Drop every picture. Then return, exactly, the lines from the beginning of the listing below through the one containing "import plotly.graph_objects as go".

┌────────

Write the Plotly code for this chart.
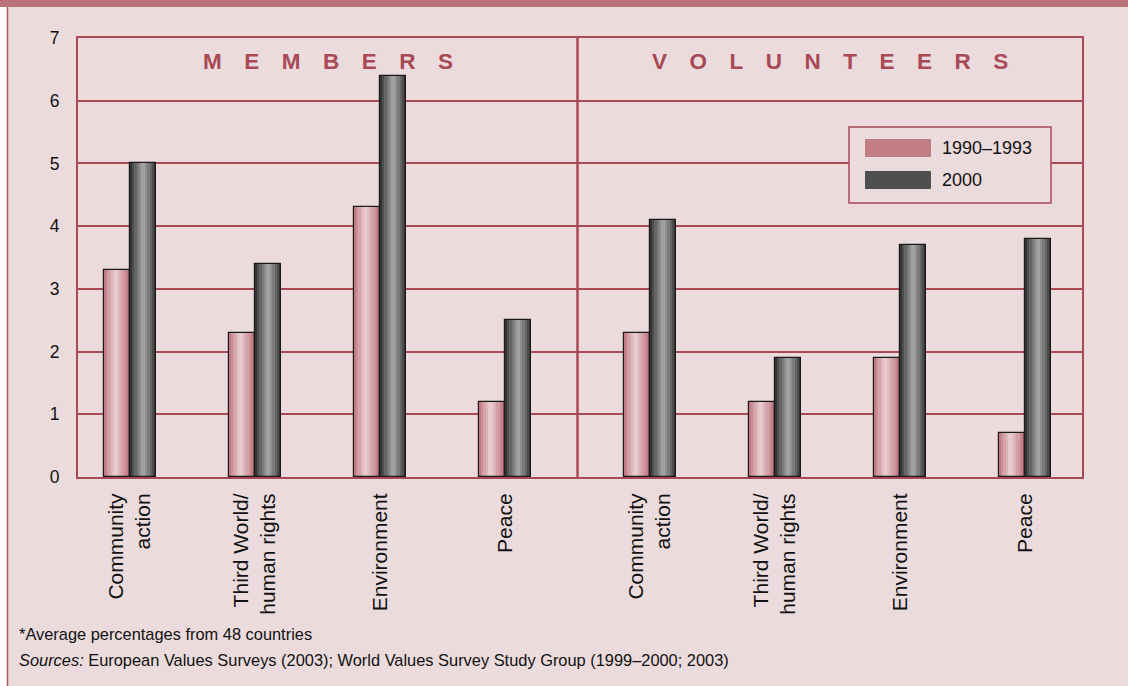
import plotly.graph_objects as go

# ---- data ----
groups = ["M E M B E R S", "V O L U N T E E R S"]
categories = ["Community<br>action", "Third World/<br>human rights", "Environment", "Peace"]
series_names = ["1990\u20131993", "2000"]
members_1990 = [3.3, 2.3, 4.3, 1.2]
members_2000 = [5.0, 3.4, 6.4, 2.5]
volunteers_1990 = [2.3, 1.2, 1.9, 0.7]
volunteers_2000 = [4.1, 1.9, 3.7, 3.8]
y_ticks = [0, 1, 2, 3, 4, 5, 6, 7]
footnote = "*Average percentages from 48 countries"
sources = "<i>Sources:</i> European Values Surveys (2003); World Values Survey Study Group (1999\u20132000; 2003)"

# ---- styling ----
BG = "#EBDBDD"
RED = "#A84955"
FONT = "Liberation Sans"
GAP = 0.16
W = 0.208
N = 12
x_range = [-0.416, 7.616]

n = len(categories)
xpos = [i for i in range(n)] + [i + n + GAP for i in range(n)]
divider = (n - 1) + (1 + GAP) / 2
vals_1990 = members_1990 + volunteers_1990
vals_2000 = members_2000 + volunteers_2000
tick_text = categories + categories


def lerp(c1, c2, t):
    return tuple(round(a + (b - a) * t) for a, b in zip(c1, c2))


def strip_color(edge_l, peak, edge_r, t, peak_pos):
    if t <= peak_pos:
        f = t / peak_pos
        c = lerp(edge_l, peak, f ** 0.8)
    else:
        f = (t - peak_pos) / (1 - peak_pos)
        c = lerp(peak, edge_r, f ** 1.2)
    return "rgb(%d,%d,%d)" % c


fig = go.Figure()

specs = [
    (vals_1990, -W, (184, 104, 115), (234, 208, 212), (182, 98, 110), 0.42, "#C27C84"),
    (vals_2000, 0.0, (34, 34, 34), (168, 168, 168), (40, 40, 40), 0.5, "#4F4F4F"),
]

for k, (vals, base_off, el, pk, er, pp, swatch) in enumerate(specs):
    for s in range(N):
        t = (s + 0.5) / N
        fig.add_trace(go.Bar(
            x=xpos, y=vals, width=W / N + 0.002, offset=base_off + s * W / N,
            marker=dict(color=strip_color(el, pk, er, t, pp), line=dict(width=0)),
            showlegend=False, hoverinfo="skip"))
    fig.add_trace(go.Bar(
        x=xpos, y=vals, width=W, offset=base_off, name=series_names[k],
        marker=dict(color="rgba(0,0,0,0)", line=dict(color="#1A1A1A", width=1.2)),
        showlegend=False))

shapes = []
# top band
shapes.append(dict(type="rect", xref="paper", yref="paper", x0=-0.08, x1=1.05,
                   y0=(477 - 7) / 439, y1=(477 + 1) / 439, fillcolor="#B8737B",
                   line=dict(width=0), layer="below"))
# left white strip & border
shapes.append(dict(type="rect", xref="paper", yref="paper", x0=-0.08, x1=(7 - 78) / 1004,
                   y0=-0.5, y1=(477 - 7) / 439, fillcolor="white", line=dict(width=0), layer="below"))
shapes.append(dict(type="line", xref="paper", yref="paper", x0=(7.5 - 78) / 1004, x1=(7.5 - 78) / 1004,
                   y0=-0.5, y1=(477 - 7) / 439, line=dict(color="#B05560", width=1.5)))
# divider
shapes.append(dict(type="line", xref="x", yref="y", x0=divider, x1=divider, y0=0, y1=7,
                   line=dict(color=RED, width=2.5)))

# legend box (manual)
lx0, lx1 = (849 - 78) / 1004, (1051 - 78) / 1004
ly0, ly1 = (477 - 203) / 439, (477 - 127) / 439
shapes.append(dict(type="rect", xref="paper", yref="paper", x0=lx0, x1=lx1, y0=ly0, y1=ly1,
                   fillcolor=BG, line=dict(color=RED, width=1.5), layer="above"))
sw_x0, sw_x1 = (865 - 78) / 1004, (931 - 78) / 1004
sw_rows = [(139, 157), (171, 189)]
annotations = []
for k, (top, bot) in enumerate(sw_rows):
    shapes.append(dict(type="rect", xref="paper", yref="paper", x0=sw_x0, x1=sw_x1,
                       y0=(477 - bot) / 439, y1=(477 - top) / 439,
                       fillcolor=specs[k][6], line=dict(width=0), layer="above"))
    annotations.append(dict(xref="paper", yref="paper", x=(940 - 78) / 1004,
                            y=(477 - (top + bot) / 2) / 439, xanchor="left", yanchor="middle",
                            text=series_names[k], showarrow=False,
                            font=dict(family=FONT, size=18, color="#111")))

# group headings
for g, (a, b) in zip(groups, [(x_range[0], divider), (divider, x_range[1])]):
    annotations.append(dict(xref="x", yref="paper", x=(a + b) / 2, y=(477 - 62) / 439,
                            xanchor="center", yanchor="middle", showarrow=False,
                            text=g.replace(" ", "\u2003"),
                            font=dict(family=FONT, size=22.5, color=RED, weight="bold")))

# footnotes
annotations.append(dict(xref="paper", yref="paper", x=(17 - 78) / 1004, y=(477 - 634) / 439,
                        xanchor="left", yanchor="middle", text=footnote, showarrow=False,
                        font=dict(family=FONT, size=16.4, color="#111")))
annotations.append(dict(xref="paper", yref="paper", x=(17 - 78) / 1004, y=(477 - 660) / 439,
                        xanchor="left", yanchor="middle", text=sources, showarrow=False,
                        font=dict(family=FONT, size=16.4, color="#111")))

fig.update_layout(
    width=1128, height=686,
    margin=dict(l=78, r=46, t=38, b=209),
    paper_bgcolor=BG, plot_bgcolor=BG,
    barmode="overlay", bargap=0,
    showlegend=False,
    shapes=shapes, annotations=annotations,
    font=dict(family=FONT, color="#111"),
    xaxis=dict(range=x_range, tickmode="array", tickvals=xpos, ticktext=tick_text,
               tickangle=-90, tickfont=dict(family=FONT, size=21, color="#111"),
               showgrid=False, zeroline=False, showline=True, linecolor=RED, linewidth=2,
               mirror=True, ticks="", ticklabelstandoff=6, fixedrange=True),
    yaxis=dict(range=[0, 7], tickmode="array", tickvals=y_ticks,
               tickfont=dict(family=FONT, size=17.5, color="#111"),
               showgrid=True, gridcolor=RED, gridwidth=2, zeroline=False,
               showline=True, linecolor=RED, linewidth=2, mirror=True, ticks="",
               ticklabelstandoff=13, fixedrange=True),
)

fig.write_html("out.html", config={"displayModeBar": False},
               post_script="document.body.style.margin='0';document.body.style.overflow='hidden';")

└────────

= Task output =
Write the Plotly code for this chart.
import plotly.graph_objects as go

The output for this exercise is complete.